━━━━━ Information provided ━━━━━

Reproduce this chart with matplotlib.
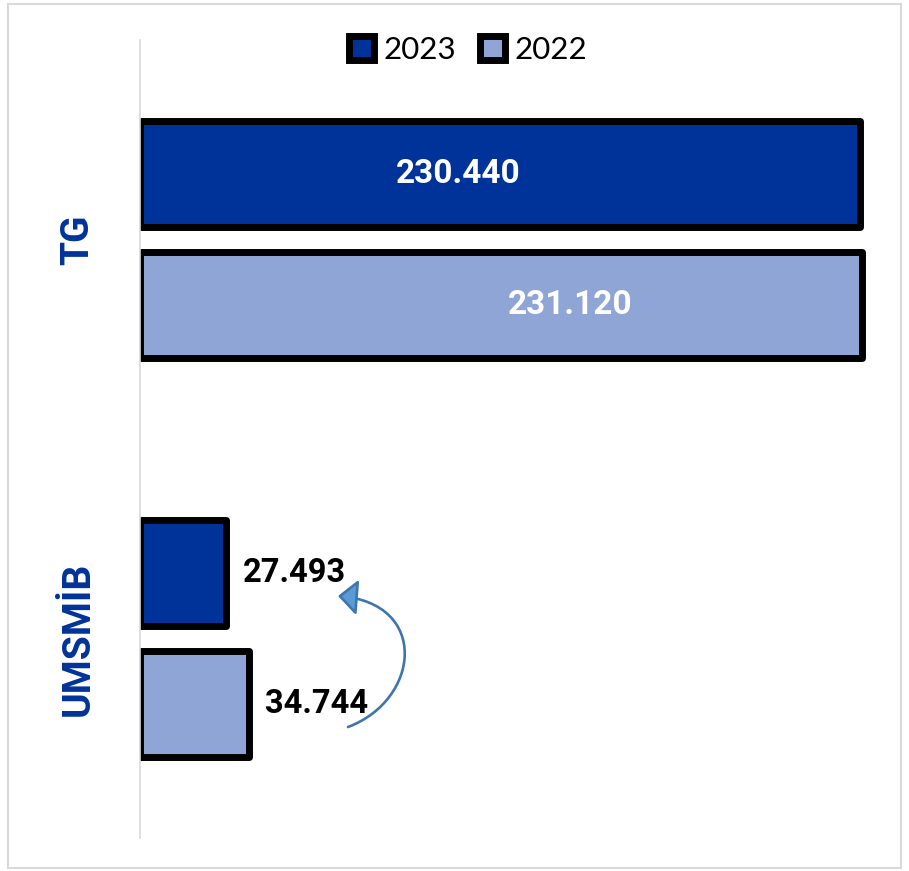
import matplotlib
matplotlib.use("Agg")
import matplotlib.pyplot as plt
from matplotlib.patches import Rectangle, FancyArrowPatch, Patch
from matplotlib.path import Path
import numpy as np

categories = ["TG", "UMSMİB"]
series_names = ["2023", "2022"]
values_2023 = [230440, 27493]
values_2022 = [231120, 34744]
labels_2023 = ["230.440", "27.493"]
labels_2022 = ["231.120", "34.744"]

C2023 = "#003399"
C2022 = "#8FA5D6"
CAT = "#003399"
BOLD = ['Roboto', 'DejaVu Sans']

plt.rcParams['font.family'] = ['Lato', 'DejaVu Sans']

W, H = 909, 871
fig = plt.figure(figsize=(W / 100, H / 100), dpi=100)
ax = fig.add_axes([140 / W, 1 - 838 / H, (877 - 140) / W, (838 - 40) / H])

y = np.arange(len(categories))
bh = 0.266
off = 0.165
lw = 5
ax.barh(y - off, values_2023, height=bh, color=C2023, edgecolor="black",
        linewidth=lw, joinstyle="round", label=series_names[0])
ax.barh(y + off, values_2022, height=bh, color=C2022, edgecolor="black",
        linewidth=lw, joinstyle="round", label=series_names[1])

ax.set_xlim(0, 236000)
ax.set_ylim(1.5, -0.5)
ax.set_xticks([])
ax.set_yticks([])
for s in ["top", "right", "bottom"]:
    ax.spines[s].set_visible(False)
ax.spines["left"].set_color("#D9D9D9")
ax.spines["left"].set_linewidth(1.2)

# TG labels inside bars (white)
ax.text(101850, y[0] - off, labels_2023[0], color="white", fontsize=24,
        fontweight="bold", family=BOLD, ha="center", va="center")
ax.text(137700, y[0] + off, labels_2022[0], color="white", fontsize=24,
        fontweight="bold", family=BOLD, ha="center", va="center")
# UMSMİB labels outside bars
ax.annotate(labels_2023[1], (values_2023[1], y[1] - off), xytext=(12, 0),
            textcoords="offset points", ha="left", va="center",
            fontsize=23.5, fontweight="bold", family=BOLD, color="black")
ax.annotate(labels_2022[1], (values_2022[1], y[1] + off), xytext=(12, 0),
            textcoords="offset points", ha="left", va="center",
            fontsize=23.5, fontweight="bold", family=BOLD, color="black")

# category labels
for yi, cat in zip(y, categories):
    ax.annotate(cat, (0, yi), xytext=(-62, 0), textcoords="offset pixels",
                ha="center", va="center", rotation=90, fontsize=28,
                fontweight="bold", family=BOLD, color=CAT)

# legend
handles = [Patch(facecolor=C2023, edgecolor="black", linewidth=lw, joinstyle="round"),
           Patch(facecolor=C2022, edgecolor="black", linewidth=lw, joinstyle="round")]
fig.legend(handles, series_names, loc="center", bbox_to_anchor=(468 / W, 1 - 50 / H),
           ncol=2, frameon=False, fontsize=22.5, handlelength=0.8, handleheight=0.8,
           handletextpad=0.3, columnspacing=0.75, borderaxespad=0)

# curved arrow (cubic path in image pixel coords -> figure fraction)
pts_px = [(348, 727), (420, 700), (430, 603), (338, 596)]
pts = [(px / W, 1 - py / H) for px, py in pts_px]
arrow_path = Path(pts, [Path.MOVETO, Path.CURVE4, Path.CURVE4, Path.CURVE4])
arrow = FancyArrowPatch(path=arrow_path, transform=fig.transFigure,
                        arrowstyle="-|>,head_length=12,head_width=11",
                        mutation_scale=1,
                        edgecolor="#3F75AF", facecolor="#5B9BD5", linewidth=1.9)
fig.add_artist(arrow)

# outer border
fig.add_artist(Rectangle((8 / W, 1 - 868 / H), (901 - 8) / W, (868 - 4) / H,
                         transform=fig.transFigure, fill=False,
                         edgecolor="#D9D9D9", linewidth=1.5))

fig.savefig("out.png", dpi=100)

━━━━━

_Task objective:_ Without the pictures, return the listing above from its first line through the line that has "plt.rcParams['font.family'] = ['Lato', 'DejaVu".

_Reply to the task:_
Reproduce this chart with matplotlib.
import matplotlib
matplotlib.use("Agg")
import matplotlib.pyplot as plt
from matplotlib.patches import Rectangle, FancyArrowPatch, Patch
from matplotlib.path import Path
import numpy as np

categories = ["TG", "UMSMİB"]
series_names = ["2023", "2022"]
values_2023 = [230440, 27493]
values_2022 = [231120, 34744]
labels_2023 = ["230.440", "27.493"]
labels_2022 = ["231.120", "34.744"]

C2023 = "#003399"
C2022 = "#8FA5D6"
CAT = "#003399"
BOLD = ['Roboto', 'DejaVu Sans']

plt.rcParams['font.family'] = ['Lato', 'DejaVu Sans']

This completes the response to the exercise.